A concept involving deep coal reburning in precalciner is proposed to reduce the amount of nitrous oxide (NOx) emitted from the rotary kiln, and less than 50 mg/m3 of NOx is emitted from the deep reburning zone. An experiment involving deep coal reburning of the flue gas emitted from a rotary kiln using an electric-heated down-firing furnace (E-DFF) was used to study the NOx reduction and the formation of reductive gases (CO, H2). The stoichiometry ratio (SR) of the reburning zone was in the range of 0.3–0.52, and the temperature was 900–1200 °C, with a residence time of 0–3.7 s. The results demonstrated that the NOx emitted from the rotary kiln can be reduced to <50 mg/m3 (10 vol% O2) by utilizing deep reburning technology under the following conditions: a lower SR (<0.3) and a residence time of 3 s. The concentrations of CO and H2 increased with decreasing stoichiometry ratio, and the CO concentration increased from 0.12% under SR = 0.52 to 3.43 vol% under SR = 0.3 at 1200 °C. Char gasification resulted in an increase in the reductive gases of CO and H2, and NO reduction could be enhanced by the presence of CO and H2. The gasification kinetics of char inside the deep reburning zone were obtained by a computational (CFD) optimization algorithm and were utilized in CFD modeling to predict the CO and H2 profiles along the E-DFF. A semiempirical model of homogeneous reduction of NO was built, and the relationship between the NOx reduction and CO + H2 concentration in the deep reburning zone was developed.
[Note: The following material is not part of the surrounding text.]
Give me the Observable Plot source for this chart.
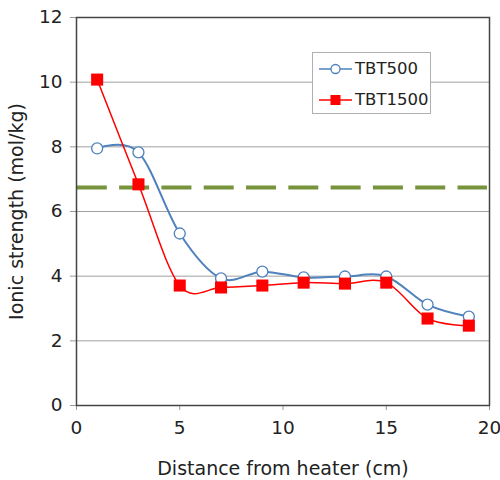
<!DOCTYPE html>
<html><head><meta charset="utf-8">
<script src="https://cdn.jsdelivr.net/npm/d3@7"></script>
<script src="https://cdn.jsdelivr.net/npm/@observablehq/plot@0.6"></script>
<style>
body{margin:0;background:#fff;font-family:"DejaVu Sans",Verdana,sans-serif;}
#wrap{position:relative;width:500px;height:480px;}
#legend{position:absolute;left:312px;top:52px;width:119px;height:62px;border:1px solid #b0b0b0;background:#fff;box-sizing:border-box;font-size:16.5px;color:#222;}
#legend .it{position:absolute;left:6px;display:flex;align-items:center;gap:3px;line-height:16px;}
</style></head>
<body><div id="wrap"><div id="chart"></div>
<div id="legend">
 <div class="it" style="top:8px"><svg width="33" height="14"><line x1="0" y1="7" x2="33" y2="7" stroke="#4F81BD" stroke-width="1.5"/><circle cx="16.5" cy="7" r="4.5" fill="#fff" stroke="#4F81BD" stroke-width="1.3"/></svg><span>TBT500</span></div>
 <div class="it" style="top:39px"><svg width="33" height="14"><line x1="0" y1="7" x2="33" y2="7" stroke="#FF0000" stroke-width="1.5"/><rect x="11.5" y="2" width="10" height="10" fill="#FF0000"/></svg><span>TBT1500</span></div>
</div></div>
<script>
const distance = [1, 3, 5, 7, 9, 11, 13, 15, 17, 19];
const tbt500 = [7.95, 7.83, 5.32, 3.93, 4.14, 3.96, 3.99, 3.99, 3.12, 2.75];
const tbt1500 = [10.08, 6.84, 3.71, 3.65, 3.71, 3.80, 3.77, 3.80, 2.69, 2.47];
const threshold = 6.74;
const xTicks = [0, 5, 10, 15, 20];
const yTicks = [0, 2, 4, 6, 8, 10, 12];

const d500 = distance.map((x, i) => ({x, y: tbt500[i]}));
const d1500 = distance.map((x, i) => ({x, y: tbt1500[i]}));

const chart = Plot.plot({
  width: 500, height: 480,
  marginLeft: 76, marginRight: 11, marginTop: 17, marginBottom: 75,
  style: {fontFamily: "DejaVu Sans, Verdana, sans-serif", fontSize: "18.5px", color: "#222", background: "#fff"},
  x: {domain: [0, 20], labelArrow: "none"},
  y: {domain: [0, 12], labelArrow: "none"},
  marks: [
    Plot.gridY(yTicks.filter(v => v > 0 && v < 12), {stroke: "#a0a0a0", strokeOpacity: 1}),
    Plot.axisX(xTicks, {tickSize: 5, tickPadding: 10, stroke: "#999", label: null, fontSize: 18.5}),
    Plot.axisY(yTicks, {tickSize: 6, tickPadding: 8, stroke: "#999", label: null, fontSize: 18.5}),
    Plot.axisX({label: "Distance from heater (cm)", labelArrow: "none", labelAnchor: "center", labelOffset: 69, fontSize: 19, ticks: [], tickSize: 0}),
    Plot.axisY({label: "Ionic strength (mol/kg)", labelArrow: "none", labelAnchor: "center", labelOffset: 67, fontSize: 19, ticks: [], tickSize: 0}),
    Plot.ruleY([threshold], {stroke: "#77933C", strokeWidth: 4, strokeDasharray: "30,12.3", x1: 0.04, x2: 19.9}),
    Plot.line(d500, {x: "x", y: "y", stroke: "#4F81BD", strokeWidth: 2, curve: "cardinal"}),
    Plot.line(d1500, {x: "x", y: "y", stroke: "#FF0000", strokeWidth: 1.5, curve: "cardinal"}),
    Plot.dot(d500, {x: "x", y: "y", r: 5.5, fill: "#fff", stroke: "#4F81BD", strokeWidth: 1.3}),
    Plot.dot(d1500, {x: "x", y: "y", r: 6.8, symbol: "square", fill: "#FF0000", stroke: "none"}),
    Plot.frame({stroke: "#444", strokeWidth: 1.5})
  ]
});
document.getElementById("chart").appendChild(chart);
</script></body></html>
An integrated NOx prediction model was utilized in a CFD simulation to predict the reduction in NOx in deep coal reburning technology. The results proved that the new model could accurately predict different NOx evolution characteristics under various conditions. These findings can provide reference data and CFD modeling methods to help in the design and optimization of low-NOx combustion in cement precalciners.